Which is where we might disagree on the nature of your posters. I think they are thought and discussion provoking, but only if you've got people willing to actually have the real conversations. People don't talk back to posters. I don't feel like I'm conversing with the churches whose signs are mentioned above (except perhaps for the nasty things I think in my head).

Conversations are a two way street. I can see where you're coming from with the posters, and can see how they form a useful part of "conversing" with a community – but this works better in the Barney's example mentioned by another commenter where there were two parties carrying on an actual conversation for the benefit of a broader audience.

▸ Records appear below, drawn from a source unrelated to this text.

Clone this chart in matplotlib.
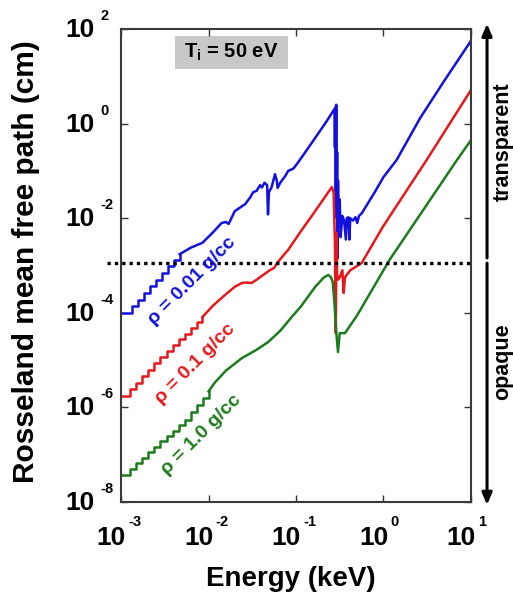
import numpy as np
import matplotlib
matplotlib.use('Agg')
import matplotlib.pyplot as plt
from matplotlib.patches import Rectangle
from matplotlib.ticker import NullLocator

plt.rcParams['font.family'] = ['Liberation Sans', 'DejaVu Sans']
plt.rcParams['font.weight'] = 'bold'
plt.rcParams['mathtext.fontset'] = 'custom'
plt.rcParams['mathtext.rm'] = 'Liberation Sans:bold'
plt.rcParams['mathtext.it'] = 'Liberation Sans:bold'
plt.rcParams['mathtext.bf'] = 'Liberation Sans:bold'

# all values are log10(energy / keV) and log10(mean free path / cm)

# rho = 0.01 g/cc
blue_step_e = [-3.0, -2.88, -2.81, -2.74, -2.67, -2.60, -2.53, -2.46, -2.39, -2.33]
blue_step_l = [-4.0, -3.86, -3.72, -3.58, -3.44, -3.30, -3.16, -3.02, -2.88, -2.76]
blue_e = [-2.33, -2.20, -2.07, -1.95, -1.85, -1.80, -1.77, -1.70, -1.62, -1.58, -1.52,
          -1.49, -1.45, -1.41, -1.39, -1.36, -1.33, -1.32, -1.31, -1.28, -1.24, -1.22,
          -1.21, -1.18, -1.12, -1.09, -1.03, -0.98, -0.90, -0.78, -0.65, -0.56, -0.555,
          -0.55, -0.545, -0.54, -0.535, -0.53, -0.525, -0.52, -0.51, -0.50, -0.49, -0.47,
          -0.45, -0.43, -0.42, -0.40, -0.39, -0.38, -0.35, -0.32, -0.30, -0.28, -0.25,
          -0.20, -0.10, 0.0, 0.15, 0.42, 0.70, 1.0]
blue_l = [-2.76, -2.62, -2.52, -2.30, -2.10, -2.08, -2.12, -1.85, -1.75, -1.70, -1.55,
          -1.45, -1.42, -1.30, -1.35, -1.25, -1.30, -1.92, -1.45, -1.35, -1.07, -1.20,
          -1.36, -1.25, -1.10, -1.00, -0.95, -0.83, -0.62, -0.30, 0.05, 0.31, -0.50,
          0.35, -1.50, 0.40, -2.00, -0.60, -2.85, -1.20, -2.20, -1.60, -2.40, -1.95,
          -2.05, -2.45, -2.00, -1.98, -2.45, -2.00, -2.05, -1.98, -2.10, -1.95, -1.90,
          -1.75, -1.45, -1.13, -0.77, 0.12, 0.92, 1.75]

# rho = 0.1 g/cc
red_step_e = [-3.0, -2.90, -2.83, -2.76, -2.69, -2.62, -2.55, -2.48, -2.41, -2.34,
              -2.27, -2.20, -2.13, -2.07]
red_step_l = [-5.76, -5.62, -5.48, -5.34, -5.20, -5.07, -4.94, -4.81, -4.68, -4.56,
              -4.44, -4.32, -4.20, -4.09]
red_e = [-2.07, -1.95, -1.81, -1.70, -1.62, -1.57, -1.51, -1.45, -1.39, -1.30, -1.25,
         -1.21, -1.09, -0.95, -0.80, -0.59, -0.57, -0.555, -0.545, -0.54, -0.535, -0.53,
         -0.52, -0.50, -0.47, -0.455, -0.44, -0.38, -0.25, -0.01, 0.50, 1.0]
red_l = [-4.09, -3.85, -3.62, -3.45, -3.37, -3.36, -3.37, -3.30, -3.22, -3.10, -3.05,
         -2.93, -2.67, -2.29, -1.90, -1.34, -1.45, -2.50, -4.43, -3.00, -2.31, -3.20,
         -3.30, -3.25, -3.10, -3.58, -3.25, -3.10, -2.95, -2.19, -0.75, 0.71]

# rho = 1.0 g/cc
green_step_e = [-3.0, -2.90, -2.83, -2.76, -2.69, -2.62, -2.55, -2.48, -2.41, -2.34,
                -2.27, -2.20, -2.13, -2.06, -2.0]
green_step_l = [-7.43, -7.30, -7.18, -7.06, -6.95, -6.84, -6.72, -6.60, -6.49, -6.38,
                -6.26, -6.10, -5.95, -5.80, -5.66]
green_e = [-2.0, -1.93, -1.80, -1.62, -1.45, -1.32, -1.18, -1.05, -0.95, -0.78, -0.68,
           -0.63, -0.60, -0.58, -0.56, -0.54, -0.52, -0.50, -0.44, -0.30, 0.07, 0.84, 1.0]
green_l = [-5.66, -5.48, -5.22, -4.96, -4.78, -4.62, -4.38, -4.09, -3.88, -3.45, -3.25,
           -3.20, -3.25, -3.35, -3.80, -4.40, -4.83, -4.43, -4.43, -4.05, -2.88, -0.77, -0.35]

labels = ['\u03c1 = 0.01 g/cc', '\u03c1 = 0.1 g/cc', '\u03c1 = 1.0 g/cc']
label_pos = [(-2.25, -3.22), (-2.21, -4.98), (-2.14, -6.48)]
colors = ['#1212dc', '#e5191c', '#1c7c1c']

threshold = 10 ** -2.95
x_exps = [-3, -2, -1, 0, 1]
y_exps = [-8, -6, -4, -2, 0, 2]

fig = plt.figure(figsize=(5.13, 5.93), dpi=100)
ax = fig.add_axes([0.236, 0.1535, 0.682, 0.7975])

series = [(blue_step_e, blue_step_l, blue_e, blue_l),
          (red_step_e, red_step_l, red_e, red_l),
          (green_step_e, green_step_l, green_e, green_l)]
for (se, sl, me, ml), c in zip(series, colors):
    ax.plot(10 ** np.array(se), 10 ** np.array(sl), color=c, lw=1.8, drawstyle='steps-post')
    ax.plot(10 ** np.array(me), 10 ** np.array(ml), color=c, lw=1.8)

# density labels sit just under each staircase
for txt, (le, ll), c in zip(labels, label_pos, colors):
    ax.annotate(txt, xy=(10 ** le, 10 ** ll), xytext=(5, -5), textcoords='offset pixels',
                color=c, fontsize=14, rotation=45, rotation_mode='anchor',
                ha='center', va='center')

ax.set_xscale('log')
ax.set_yscale('log')
ax.set_xlim(10.0 ** x_exps[0], 10.0 ** x_exps[-1])
ax.set_ylim(10.0 ** y_exps[0], 10.0 ** y_exps[-1])
ax.set_xticks([10.0 ** k for k in x_exps])
ax.set_yticks([10.0 ** k for k in y_exps])
ax.xaxis.set_minor_locator(NullLocator())
ax.yaxis.set_minor_locator(NullLocator())
ax.tick_params(direction='in', top=True, right=True, length=5, width=1,
               color='#333333', labelbottom=False, labelleft=False)
for sp in ax.spines.values():
    sp.set_color('#3a3a3a')
    sp.set_linewidth(1.5)

# tick labels written as "10" plus a small exponent
for k in x_exps:
    ax.annotate('10', xy=(10.0 ** k, 0), xycoords=ax.get_xaxis_transform(),
                xytext=(5, -36), textcoords='offset pixels', ha='right', va='center',
                fontsize=19, annotation_clip=False)
    ax.annotate(str(k), xy=(10.0 ** k, 0), xycoords=ax.get_xaxis_transform(),
                xytext=(7, -20), textcoords='offset pixels', ha='left', va='center',
                fontsize=10.5, annotation_clip=False)
for k in y_exps:
    ax.annotate('10', xy=(0, 10.0 ** k), xycoords=ax.get_yaxis_transform(),
                xytext=(-26, -1), textcoords='offset pixels', ha='right', va='center',
                fontsize=19, annotation_clip=False)
    ax.annotate(str(k), xy=(0, 10.0 ** k), xycoords=ax.get_yaxis_transform(),
                xytext=(-21, 13), textcoords='offset pixels', ha='left', va='center',
                fontsize=10.5, annotation_clip=False)

# transparent / opaque threshold
ax.plot([-0.04, 1.005], [threshold, threshold], transform=ax.get_yaxis_transform(),
        color='black', lw=2.4, ls=(0, (1, 1.2)), clip_on=False)

ax.add_patch(Rectangle((0.154, 0.915), 0.323, 0.07, transform=ax.transAxes,
                       facecolor='#c8c8c8', edgecolor='none'))
ax.text(0.316, 0.951, r'T$_\mathrm{i}$ = 50 eV', transform=ax.transAxes,
        ha='center', va='center', fontsize=14.5)

arrow = dict(arrowstyle='-|>,head_length=0.7,head_width=0.3', lw=2.2, color='black',
             shrinkA=0, shrinkB=0)
ax.annotate('', xy=(1.046, 1.011), xytext=(1.046, 0.516), xycoords='axes fraction',
            arrowprops=arrow, annotation_clip=False)
ax.annotate('', xy=(1.046, -0.006), xytext=(1.046, 0.505), xycoords='axes fraction',
            arrowprops=arrow, annotation_clip=False)
ax.text(1.091, 0.761, 'transparent', transform=ax.transAxes, rotation=90,
        ha='center', va='center', fontsize=15.5)
ax.text(1.091, 0.296, 'opaque', transform=ax.transAxes, rotation=90,
        ha='center', va='center', fontsize=15.5)

fig.text(0.567, 0.024, 'Energy (keV)', ha='center', va='center', fontsize=20)
fig.text(0.05, 0.558, 'Rosseland mean free path (cm)', rotation=90,
         ha='center', va='center', fontsize=21.5)

fig.savefig('out.png', dpi=100)
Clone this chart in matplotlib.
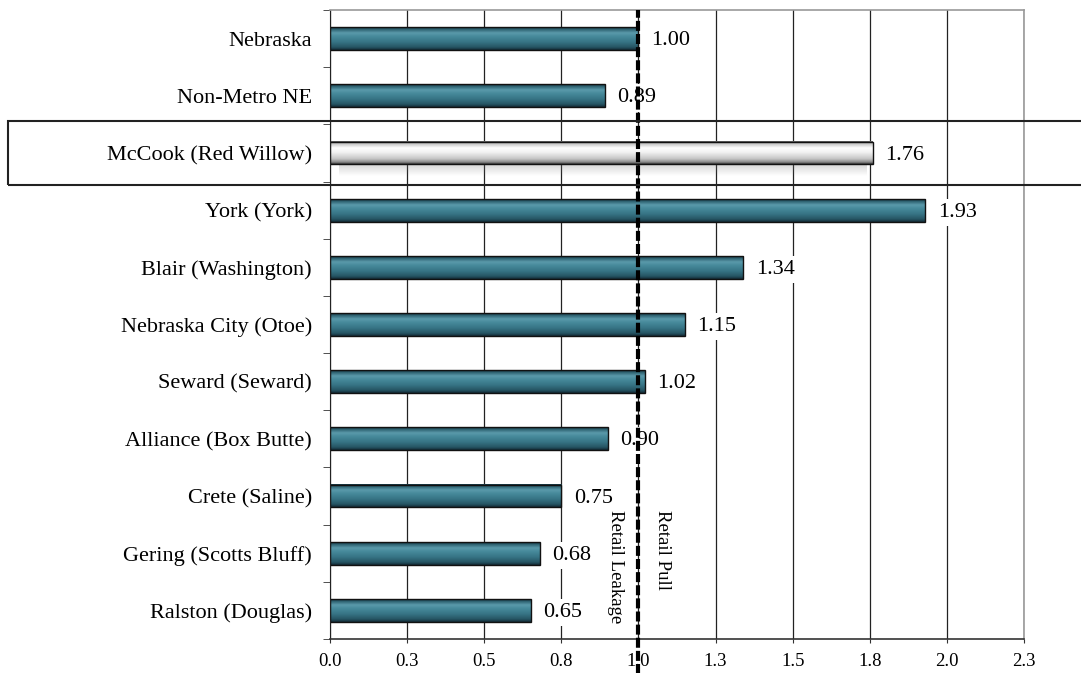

In my experience the best poster campaigns (particularly on university campuses) are the ones that inspire a like response from other groups – like when atheists parody Christian mission posters. That creates a bit of buzz.
My recent post Tips for better church signs

al bain says:

I absolutely agree Nathan. I've had to restrain myself a few times from mounting the footpath in the HR and driving through them.

I reckon they nearly always confirm what most people think about us.

Anonymous says:

If you can get your hands on it, check out "The Publican and the Priest" by Arthur J Elliot.

Nathan Campbell says:

Anonymous – I assume that’s about the Barney’s v the pub across the road sign “war” – I had them in mind when I said you get style points for being relevant.

I think they’re by far the exception – and it’s a pretty difficult set of circumstances to reproduce.